» **Raw data**:

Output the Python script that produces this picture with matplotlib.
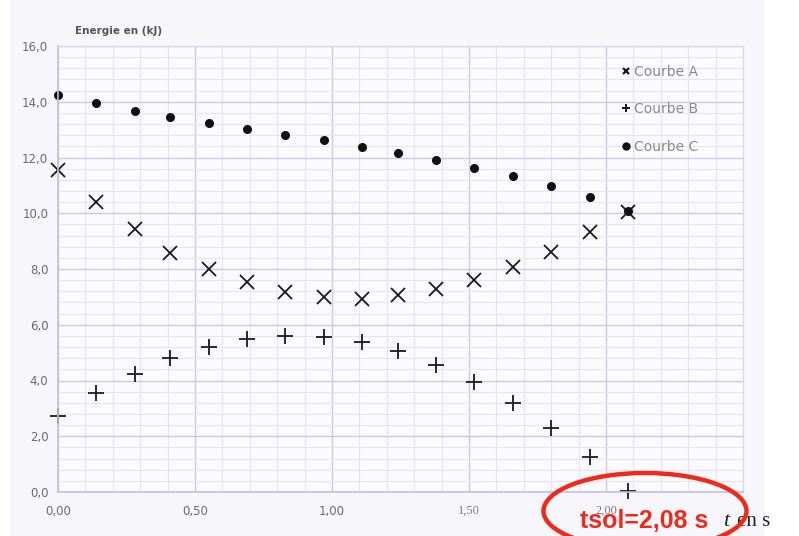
import matplotlib
matplotlib.use('Agg')
import matplotlib.pyplot as plt
import numpy as np
from matplotlib.patches import Ellipse, Rectangle
from matplotlib.lines import Line2D
from matplotlib.ticker import MultipleLocator, FixedLocator

# energies (kJ) against time (s)
t = [0.00, 0.14, 0.28, 0.41, 0.55, 0.69, 0.83, 0.97, 1.11, 1.24, 1.38, 1.52, 1.66, 1.80, 1.94, 2.08]
courbe_a = [11.54, 10.40, 9.43, 8.59, 7.99, 7.52, 7.18, 7.00, 6.94, 7.06, 7.28, 7.62, 8.08, 8.61, 9.31, 10.05]
courbe_b = [2.74, 3.54, 4.25, 4.81, 5.21, 5.48, 5.59, 5.57, 5.37, 5.06, 4.55, 3.95, 3.21, 2.30, 1.24, 0.05]
courbe_c = [14.25, 13.97, 13.68, 13.44, 13.23, 13.01, 12.80, 12.61, 12.37, 12.15, 11.90, 11.62, 11.32, 10.98, 10.58, 10.08]

x_ticks = [0.0, 0.5, 1.0, 1.5, 2.0]
x_labels = ['0,00', '0,50', '1,00', '1,50', '2,00']
y_ticks = [0, 2, 4, 6, 8, 10, 12, 14, 16]
y_labels = ['0,0', '2,0', '4,0', '6,0', '8,0', '10,0', '12,0', '14,0', '16,0']

W, H = 799, 536
fig = plt.figure(figsize=(W / 100, H / 100), dpi=100)
fig.patch.set_facecolor('white')
# paper tint behind the graph
fig.patches.append(Rectangle((10 / W, 0), 755 / W, 1, transform=fig.transFigure,
                             facecolor='#f7f6fb', edgecolor='none', zorder=-10))

ax = fig.add_axes([58 / W, 44 / H, 685 / W, 446 / H])
ax.set_facecolor('#fbfbfe')
ax.set_xlim(0, 2.5)
ax.set_ylim(0, 16)

ax.xaxis.set_major_locator(FixedLocator(x_ticks))
ax.xaxis.set_minor_locator(MultipleLocator(0.1))
ax.yaxis.set_major_locator(FixedLocator(y_ticks))
ax.yaxis.set_minor_locator(MultipleLocator(0.4))
ax.set_xticklabels(x_labels)
ax.set_yticklabels(y_labels)
ax.grid(which='major', color='#cdc7e8', lw=1.0)
ax.grid(which='minor', color='#e8e4f5', lw=0.8)
ax.set_axisbelow(True)
ax.tick_params(which='both', length=0)
ax.tick_params(axis='x', pad=9, labelsize=8.5, labelcolor='#6a6a6a')
ax.tick_params(axis='y', pad=7, labelsize=8.5, labelcolor='#6a6a6a')
for lab in ax.get_xticklabels()[3:]:
    lab.set_fontfamily('Liberation Serif')
    lab.set_fontsize(9)
    lab.set_color('#7a7a7a')
for side in ['left', 'bottom']:
    ax.spines[side].set_color('#c4bde4')
    ax.spines[side].set_linewidth(1.2)
for side in ['right', 'top']:
    ax.spines[side].set_color('#ddd8ef')
    ax.spines[side].set_linewidth(1.0)

ax.plot(t, courbe_a, ls='none', marker='x', ms=10.5, mew=1.3, color='#1a1a1a', clip_on=False)
ax.plot(t, courbe_b, ls='none', marker='+', ms=11.5, mew=1.3, color='#1a1a1a', clip_on=False)
ax.plot(t, courbe_c, ls='none', marker='o', ms=5.5, color='#111111', clip_on=False)

handles = [Line2D([], [], ls='none', marker='x', ms=5, mew=1.6, color='#1a1a1a'),
           Line2D([], [], ls='none', marker='+', ms=6, mew=1.4, color='#1a1a1a'),
           Line2D([], [], ls='none', marker='o', ms=5, color='#111111')]
leg = ax.legend(handles, ['Courbe A', 'Courbe B', 'Courbe C'], loc='upper left',
                bbox_to_anchor=(608 / W, 1 - 52 / H), bbox_transform=fig.transFigure,
                frameon=False, fontsize=10, labelspacing=1.7, handlelength=0.8,
                handletextpad=0.15)
for txt in leg.get_texts():
    txt.set_color('#8a8a8a')

fig.text(75 / W, 1 - 31 / H, 'Energie en (kJ)', fontsize=7.5, fontweight='bold',
         color='#555555', va='center', ha='left')

# axis name on the time axis
fig.text(723 / W, 1 - 521 / H, 't', fontsize=16, style='italic',
         family='Liberation Serif', color='#222222', va='center', ha='left')
fig.text(737 / W, 1 - 521 / H, 'en s', fontsize=15, family='Liberation Serif',
         color='#222222', va='center', ha='left')

# highlighted solution time
fig.patches.append(Ellipse((645 / W, 1 - 511 / H), 203 / W, 76 / H,
                           transform=fig.transFigure, fill=False,
                           edgecolor='#ee2a1b', lw=3.2, zorder=5))
fig.text(644 / W, 1 - 521 / H, 'tsol=2,08 s', fontsize=18, fontweight='bold',
         family='Liberation Sans', color='#ee2a1b', va='center', ha='center', zorder=6)

fig.savefig('out.png', dpi=100)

» **Exercise task**: Copy out the whole listing exactly, and don't carry over any pictures.

» **Exercise response**:
Output the Python script that produces this picture with matplotlib.
import matplotlib
matplotlib.use('Agg')
import matplotlib.pyplot as plt
import numpy as np
from matplotlib.patches import Ellipse, Rectangle
from matplotlib.lines import Line2D
from matplotlib.ticker import MultipleLocator, FixedLocator

# energies (kJ) against time (s)
t = [0.00, 0.14, 0.28, 0.41, 0.55, 0.69, 0.83, 0.97, 1.11, 1.24, 1.38, 1.52, 1.66, 1.80, 1.94, 2.08]
courbe_a = [11.54, 10.40, 9.43, 8.59, 7.99, 7.52, 7.18, 7.00, 6.94, 7.06, 7.28, 7.62, 8.08, 8.61, 9.31, 10.05]
courbe_b = [2.74, 3.54, 4.25, 4.81, 5.21, 5.48, 5.59, 5.57, 5.37, 5.06, 4.55, 3.95, 3.21, 2.30, 1.24, 0.05]
courbe_c = [14.25, 13.97, 13.68, 13.44, 13.23, 13.01, 12.80, 12.61, 12.37, 12.15, 11.90, 11.62, 11.32, 10.98, 10.58, 10.08]

x_ticks = [0.0, 0.5, 1.0, 1.5, 2.0]
x_labels = ['0,00', '0,50', '1,00', '1,50', '2,00']
y_ticks = [0, 2, 4, 6, 8, 10, 12, 14, 16]
y_labels = ['0,0', '2,0', '4,0', '6,0', '8,0', '10,0', '12,0', '14,0', '16,0']

W, H = 799, 536
fig = plt.figure(figsize=(W / 100, H / 100), dpi=100)
fig.patch.set_facecolor('white')
# paper tint behind the graph
fig.patches.append(Rectangle((10 / W, 0), 755 / W, 1, transform=fig.transFigure,
                             facecolor='#f7f6fb', edgecolor='none', zorder=-10))

ax = fig.add_axes([58 / W, 44 / H, 685 / W, 446 / H])
ax.set_facecolor('#fbfbfe')
ax.set_xlim(0, 2.5)
ax.set_ylim(0, 16)

ax.xaxis.set_major_locator(FixedLocator(x_ticks))
ax.xaxis.set_minor_locator(MultipleLocator(0.1))
ax.yaxis.set_major_locator(FixedLocator(y_ticks))
ax.yaxis.set_minor_locator(MultipleLocator(0.4))
ax.set_xticklabels(x_labels)
ax.set_yticklabels(y_labels)
ax.grid(which='major', color='#cdc7e8', lw=1.0)
ax.grid(which='minor', color='#e8e4f5', lw=0.8)
ax.set_axisbelow(True)
ax.tick_params(which='both', length=0)
ax.tick_params(axis='x', pad=9, labelsize=8.5, labelcolor='#6a6a6a')
ax.tick_params(axis='y', pad=7, labelsize=8.5, labelcolor='#6a6a6a')
for lab in ax.get_xticklabels()[3:]:
    lab.set_fontfamily('Liberation Serif')
    lab.set_fontsize(9)
    lab.set_color('#7a7a7a')
for side in ['left', 'bottom']:
    ax.spines[side].set_color('#c4bde4')
    ax.spines[side].set_linewidth(1.2)
for side in ['right', 'top']:
    ax.spines[side].set_color('#ddd8ef')
    ax.spines[side].set_linewidth(1.0)

ax.plot(t, courbe_a, ls='none', marker='x', ms=10.5, mew=1.3, color='#1a1a1a', clip_on=False)
ax.plot(t, courbe_b, ls='none', marker='+', ms=11.5, mew=1.3, color='#1a1a1a', clip_on=False)
ax.plot(t, courbe_c, ls='none', marker='o', ms=5.5, color='#111111', clip_on=False)

handles = [Line2D([], [], ls='none', marker='x', ms=5, mew=1.6, color='#1a1a1a'),
           Line2D([], [], ls='none', marker='+', ms=6, mew=1.4, color='#1a1a1a'),
           Line2D([], [], ls='none', marker='o', ms=5, color='#111111')]
leg = ax.legend(handles, ['Courbe A', 'Courbe B', 'Courbe C'], loc='upper left',
                bbox_to_anchor=(608 / W, 1 - 52 / H), bbox_transform=fig.transFigure,
                frameon=False, fontsize=10, labelspacing=1.7, handlelength=0.8,
                handletextpad=0.15)
for txt in leg.get_texts():
    txt.set_color('#8a8a8a')

fig.text(75 / W, 1 - 31 / H, 'Energie en (kJ)', fontsize=7.5, fontweight='bold',
         color='#555555', va='center', ha='left')

# axis name on the time axis
fig.text(723 / W, 1 - 521 / H, 't', fontsize=16, style='italic',
         family='Liberation Serif', color='#222222', va='center', ha='left')
fig.text(737 / W, 1 - 521 / H, 'en s', fontsize=15, family='Liberation Serif',
         color='#222222', va='center', ha='left')

# highlighted solution time
fig.patches.append(Ellipse((645 / W, 1 - 511 / H), 203 / W, 76 / H,
                           transform=fig.transFigure, fill=False,
                           edgecolor='#ee2a1b', lw=3.2, zorder=5))
fig.text(644 / W, 1 - 521 / H, 'tsol=2,08 s', fontsize=18, fontweight='bold',
         family='Liberation Sans', color='#ee2a1b', va='center', ha='center', zorder=6)

fig.savefig('out.png', dpi=100)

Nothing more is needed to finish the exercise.